REQUIRED WORK
Leave out all pictures. Return exactly the lines from the top of the material through the line containing "ax.set_ylim(0, 1.2)".

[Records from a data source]
## START
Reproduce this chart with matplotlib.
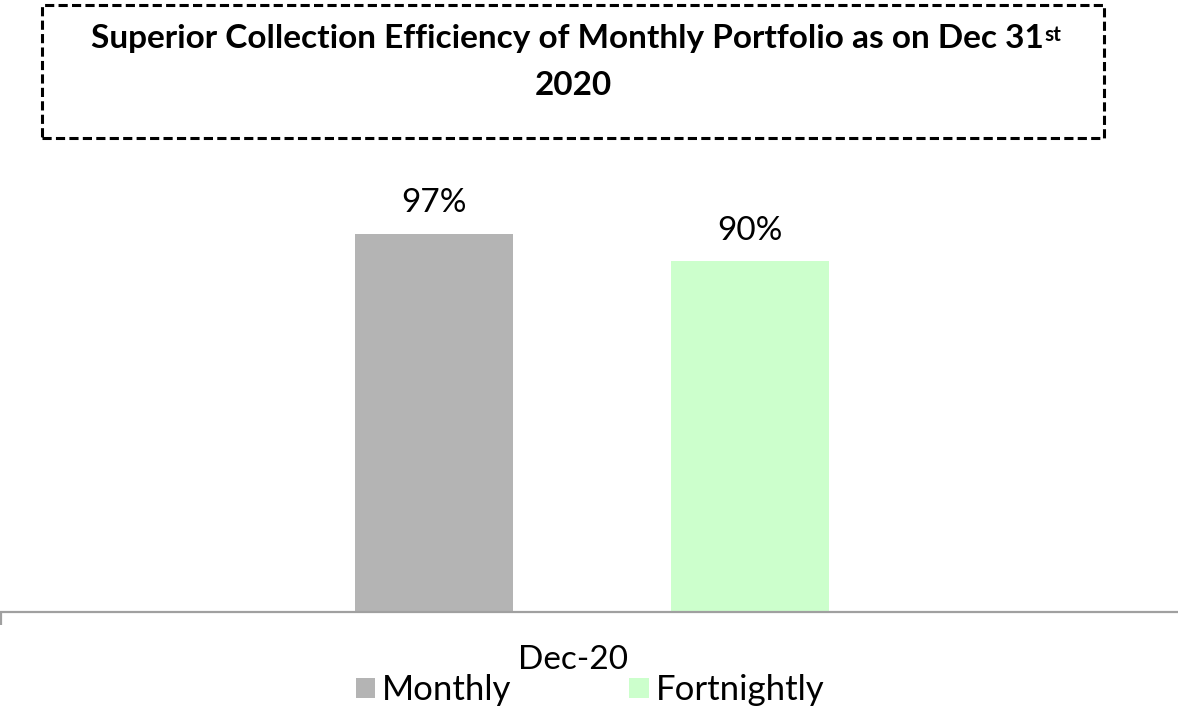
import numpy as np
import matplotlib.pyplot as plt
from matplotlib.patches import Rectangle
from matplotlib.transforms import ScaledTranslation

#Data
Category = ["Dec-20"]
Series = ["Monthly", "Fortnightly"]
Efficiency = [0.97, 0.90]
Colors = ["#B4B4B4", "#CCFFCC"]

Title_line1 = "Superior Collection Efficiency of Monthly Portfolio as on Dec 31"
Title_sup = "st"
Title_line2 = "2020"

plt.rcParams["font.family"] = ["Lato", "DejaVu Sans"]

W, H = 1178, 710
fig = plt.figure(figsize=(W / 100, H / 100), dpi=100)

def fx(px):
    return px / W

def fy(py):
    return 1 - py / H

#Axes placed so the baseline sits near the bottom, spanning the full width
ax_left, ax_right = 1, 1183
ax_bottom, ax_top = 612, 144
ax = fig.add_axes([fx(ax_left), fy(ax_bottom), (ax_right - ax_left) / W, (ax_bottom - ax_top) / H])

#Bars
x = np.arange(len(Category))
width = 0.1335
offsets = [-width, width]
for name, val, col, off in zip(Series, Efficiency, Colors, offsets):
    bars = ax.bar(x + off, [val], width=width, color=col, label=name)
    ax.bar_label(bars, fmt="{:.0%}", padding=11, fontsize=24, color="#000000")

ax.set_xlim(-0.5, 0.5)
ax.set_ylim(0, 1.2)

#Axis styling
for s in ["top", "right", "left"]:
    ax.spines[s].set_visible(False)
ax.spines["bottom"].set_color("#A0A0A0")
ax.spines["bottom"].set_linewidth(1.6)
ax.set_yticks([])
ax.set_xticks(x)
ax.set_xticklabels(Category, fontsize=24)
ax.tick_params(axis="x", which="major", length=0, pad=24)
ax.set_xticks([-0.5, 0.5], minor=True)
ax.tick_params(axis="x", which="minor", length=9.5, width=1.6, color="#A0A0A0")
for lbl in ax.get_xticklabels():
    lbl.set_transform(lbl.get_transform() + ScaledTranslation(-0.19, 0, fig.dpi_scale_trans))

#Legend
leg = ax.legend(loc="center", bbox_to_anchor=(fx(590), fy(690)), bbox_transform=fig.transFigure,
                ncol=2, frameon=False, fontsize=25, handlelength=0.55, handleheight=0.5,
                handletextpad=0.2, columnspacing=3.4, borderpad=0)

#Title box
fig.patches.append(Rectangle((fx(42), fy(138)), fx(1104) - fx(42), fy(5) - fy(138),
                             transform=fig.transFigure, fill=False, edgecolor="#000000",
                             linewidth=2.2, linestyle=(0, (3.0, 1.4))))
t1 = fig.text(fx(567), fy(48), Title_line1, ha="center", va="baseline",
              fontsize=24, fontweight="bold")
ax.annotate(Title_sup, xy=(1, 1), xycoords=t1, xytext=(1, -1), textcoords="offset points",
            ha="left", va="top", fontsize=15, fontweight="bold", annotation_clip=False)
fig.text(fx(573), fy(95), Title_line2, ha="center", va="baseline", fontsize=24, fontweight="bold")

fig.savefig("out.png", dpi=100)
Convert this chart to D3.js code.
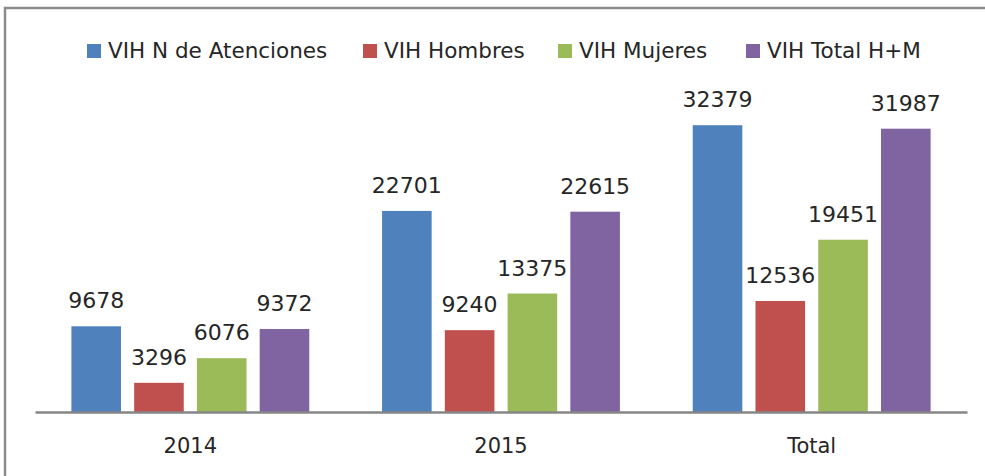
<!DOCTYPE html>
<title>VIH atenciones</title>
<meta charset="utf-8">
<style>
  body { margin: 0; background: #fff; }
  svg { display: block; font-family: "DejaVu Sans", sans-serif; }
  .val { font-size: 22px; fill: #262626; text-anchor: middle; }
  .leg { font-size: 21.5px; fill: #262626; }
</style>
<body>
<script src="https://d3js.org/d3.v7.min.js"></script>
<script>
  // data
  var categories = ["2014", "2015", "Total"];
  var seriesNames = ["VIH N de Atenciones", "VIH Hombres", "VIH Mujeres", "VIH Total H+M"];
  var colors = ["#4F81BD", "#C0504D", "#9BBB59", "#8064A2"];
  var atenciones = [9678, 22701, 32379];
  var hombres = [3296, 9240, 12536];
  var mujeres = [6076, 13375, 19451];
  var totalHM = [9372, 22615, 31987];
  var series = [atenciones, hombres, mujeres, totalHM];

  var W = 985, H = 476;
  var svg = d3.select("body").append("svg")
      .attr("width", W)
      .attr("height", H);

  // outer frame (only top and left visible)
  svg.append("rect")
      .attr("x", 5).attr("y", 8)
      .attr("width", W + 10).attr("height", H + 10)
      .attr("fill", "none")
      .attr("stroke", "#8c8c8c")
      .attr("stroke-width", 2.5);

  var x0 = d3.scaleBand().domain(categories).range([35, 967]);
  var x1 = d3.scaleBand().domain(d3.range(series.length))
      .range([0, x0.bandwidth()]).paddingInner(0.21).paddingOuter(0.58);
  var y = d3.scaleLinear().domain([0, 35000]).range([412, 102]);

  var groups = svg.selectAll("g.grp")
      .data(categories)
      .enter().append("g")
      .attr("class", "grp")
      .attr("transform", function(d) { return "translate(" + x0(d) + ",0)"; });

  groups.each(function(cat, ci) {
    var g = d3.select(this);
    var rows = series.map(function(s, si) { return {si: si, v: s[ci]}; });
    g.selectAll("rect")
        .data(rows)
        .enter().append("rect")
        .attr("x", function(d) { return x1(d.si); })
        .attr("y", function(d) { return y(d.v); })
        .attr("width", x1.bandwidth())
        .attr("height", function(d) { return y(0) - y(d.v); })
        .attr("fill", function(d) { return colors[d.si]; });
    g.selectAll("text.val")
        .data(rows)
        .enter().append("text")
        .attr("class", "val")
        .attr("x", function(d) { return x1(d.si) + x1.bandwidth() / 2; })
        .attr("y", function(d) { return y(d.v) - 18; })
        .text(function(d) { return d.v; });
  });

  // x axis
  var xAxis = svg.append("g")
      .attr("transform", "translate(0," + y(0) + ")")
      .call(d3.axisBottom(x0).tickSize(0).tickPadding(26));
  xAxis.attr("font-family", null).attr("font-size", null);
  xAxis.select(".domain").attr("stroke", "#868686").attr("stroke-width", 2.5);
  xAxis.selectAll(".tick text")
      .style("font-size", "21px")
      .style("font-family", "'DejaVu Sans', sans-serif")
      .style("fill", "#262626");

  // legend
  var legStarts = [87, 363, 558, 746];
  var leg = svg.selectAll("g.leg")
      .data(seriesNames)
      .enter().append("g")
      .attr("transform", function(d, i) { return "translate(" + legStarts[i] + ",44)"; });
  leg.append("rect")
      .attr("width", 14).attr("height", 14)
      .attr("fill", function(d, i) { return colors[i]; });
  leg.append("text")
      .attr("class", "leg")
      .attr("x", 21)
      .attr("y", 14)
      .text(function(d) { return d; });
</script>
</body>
## END
RESPONSE
Reproduce this chart with matplotlib.
import numpy as np
import matplotlib.pyplot as plt
from matplotlib.patches import Rectangle
from matplotlib.transforms import ScaledTranslation

#Data
Category = ["Dec-20"]
Series = ["Monthly", "Fortnightly"]
Efficiency = [0.97, 0.90]
Colors = ["#B4B4B4", "#CCFFCC"]

Title_line1 = "Superior Collection Efficiency of Monthly Portfolio as on Dec 31"
Title_sup = "st"
Title_line2 = "2020"

plt.rcParams["font.family"] = ["Lato", "DejaVu Sans"]

W, H = 1178, 710
fig = plt.figure(figsize=(W / 100, H / 100), dpi=100)

def fx(px):
    return px / W

def fy(py):
    return 1 - py / H

#Axes placed so the baseline sits near the bottom, spanning the full width
ax_left, ax_right = 1, 1183
ax_bottom, ax_top = 612, 144
ax = fig.add_axes([fx(ax_left), fy(ax_bottom), (ax_right - ax_left) / W, (ax_bottom - ax_top) / H])

#Bars
x = np.arange(len(Category))
width = 0.1335
offsets = [-width, width]
for name, val, col, off in zip(Series, Efficiency, Colors, offsets):
    bars = ax.bar(x + off, [val], width=width, color=col, label=name)
    ax.bar_label(bars, fmt="{:.0%}", padding=11, fontsize=24, color="#000000")

ax.set_xlim(-0.5, 0.5)
ax.set_ylim(0, 1.2)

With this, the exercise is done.